In the latest move taken by an academic group in protest of Israel, the American Anthropological Association voted last week to put a potential boycott of Israeli academic institutions in front of its full membership. Pro-Israel academic groups broadly denounced the action.
A major academic organization is ready to put a hot-button issue in front of its members—an issue that’s already caused trouble for some smaller academic groups.
At its annual meeting last week, the American Anthropological Association (AAA) took a big step toward a possible boycott of Israeli academic institutions. The association backed a resolution that will put the boycott decision up for a vote among the association’s more than 10,000 members next spring.
Outgoing AAA President Monica Heller emphasized the methodical approach taken in considering the issue for a vote. More than 1,400 members attended the association’s business meeting last week, with a vast majority favoring the resolution in a 1,040-to-136 vote.
“We provided as much relevant information to our members as we could and used the same approach we apply to everything else, namely utilizing an anthropological framework to understand what the range of positions is and why people hold them,” Heller said in a news release. “We’re encouraged by the turnout and expect our members to continue an informed and respectful conversation regarding the issue.”

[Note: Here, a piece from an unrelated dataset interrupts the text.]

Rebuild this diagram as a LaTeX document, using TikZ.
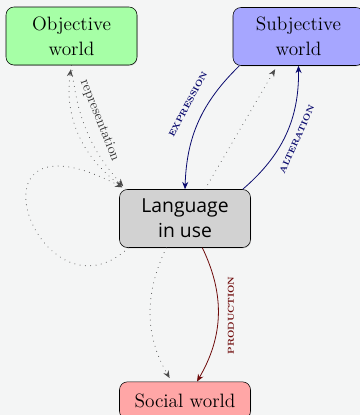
\documentclass[tikz,border=0pt]{standalone}
\usepackage{fontspec}
\setsansfont{Open Sans}
\usetikzlibrary{positioning}
\usetikzlibrary{shadows}
\usetikzlibrary{arrows.meta}
\definecolor{paper}{HTML}{F4F5F5}
\definecolor{exprcol}{HTML}{0A0A6E}
\definecolor{prodcol}{HTML}{6E0A0A}
\tikzstyle{world}=[draw=black, rounded corners=6pt, minimum width=98.25pt,
    minimum height=43.5pt, align=center, inner sep=2pt,
    font=\fontsize{14.5}{19}\selectfont,
    drop shadow={shadow xshift=0.4pt, shadow yshift=-0.6pt, opacity=0.35}]
\tikzstyle{influence}=[draw=black!70, line width=0.75pt, line cap=round,
    dash pattern=on 0.01pt off 4pt, -{Stealth[length=5.5pt,width=4.5pt,inset=1.8pt]},
    shorten >=3pt]
\tikzstyle{arc_blue}=[draw=exprcol, semithick, -{Stealth[length=5.5pt,width=4.5pt,inset=1.8pt]}]
\tikzstyle{arc_red}=[draw=prodcol, semithick, -{Stealth[length=5.5pt,width=4.5pt,inset=1.8pt]}]
\newcommand{\arclabel}[1]{{\fontsize{6.5}{7}\selectfont\bfseries\addfontfeatures{LetterSpace=8}#1}}

\begin{document}
\begin{tikzpicture}[x=0.75pt,y=0.75pt]
\fill[paper] (0,0) rectangle (360,-415);
\useasboundingbox (0,0) rectangle (360,-415);
\node[world, fill=green!35] (obj) at (71.5,-36) {Objective\\world};
\node[world, fill=blue!35] (subj) at (298.5,-36.5) {Subjective\\world};
\node[world, fill=gray!35, font=\sffamily\fontsize{14.5}{19}\selectfont] (lang) at (185,-218.5) {Language\\in use};
\node[world, fill=red!35, minimum height=28pt] (soc) at (185,-400.5) {Social world};
% language and the objective world
\draw[influence] (obj.south) to[bend right=18] node[above=3.5pt, sloped, pos=0.45, text=black!80,
    font=\fontsize{10.5}{12}\selectfont] {representation} ([xshift=5pt]lang.north west);
\draw[influence] ([xshift=5pt]lang.north west) to[bend left=32] (obj.south);
\draw[influence] ([xshift=7pt]lang.south west) .. controls (40,-330) and (-45,-100) .. ([xshift=5pt]lang.north west);
% language and the subjective world
\draw[arc_blue] ([xshift=5pt]subj.south west) to[bend right=22] node[above=7pt, sloped, pos=0.42, text=exprcol] {\arclabel{EXPRESSION}} (lang.north);
\draw[influence] ([xshift=15pt]lang.north) -- ([xshift=-16pt]subj.south);
\draw[arc_blue] ([xshift=-6pt]lang.north east) to[bend right=25] node[below=3pt, sloped, pos=0.5, text=exprcol] {\arclabel{ALTERATION}} (subj.south);
% language and the social world
\draw[influence] ([xshift=-14pt]lang.south) to[bend right=28] ([xshift=-10pt]soc.north);
\draw[arc_red] ([xshift=13pt]lang.south) to[bend left=28] node[anchor=north, rotate=90, inner sep=7pt, pos=0.5, text=prodcol] {\arclabel{PRODUCTION}} ([xshift=9pt]soc.north);
\end{tikzpicture}
\end{document}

The AAA’s move is one of many undertaken by academic groups in recent years. In particular, the American Studies Association has been the subject of ongoing controversy since a 2013 vote favored a boycott, though the group has attempted to use the controversy as a way to highlight freedom-of-speech issues on college campuses nationwide.
A Passionate Issue
The AAA’s move was rejected by Israeli academic groups, who suggested the BDS movement—which advocates for the boycott, divestment, and sanction of Israel and has been driving the recent actions by higher-education groups—misrepresents the conflict between Israel and Palestine.
The pro-Israel groups—including Scholars for Peace in the Middle East, The Academic Council for Israel, The American-Israeli Cooperative Enterprise, Stand With Us, and the Louis D. Brandeis Center—issued a joint statement in anticipation of the association’s vote.
“We stand united in our condemnation of calls and campaigns for boycotting, divestment from, and sanctions against Israeli academic institutions, professors, products, and companies that do business in or with Israel,” the statement said.
Anthropologists for the Boycott of Israeli Academic Institutions, the advocacy group that spearheaded the campaign within the association, noted that Friday’s successful vote required years of campaigning.
“Today’s historic result is due to over three years of organizing within the Association to educate and mobilize members to stand against Israel’s widespread, systematic, and ongoing violations of Palestinian rights, as well as to protest the complicity of Israeli academic institutions in these abuses,” the boycott group stated.
It’s not the first time the issue has come up for the AAA; at last year’s business meeting, a measure that would have opposed an academic boycott was soundly defeated by the organization, paving the way for continued conversation and leading to last week’s vote.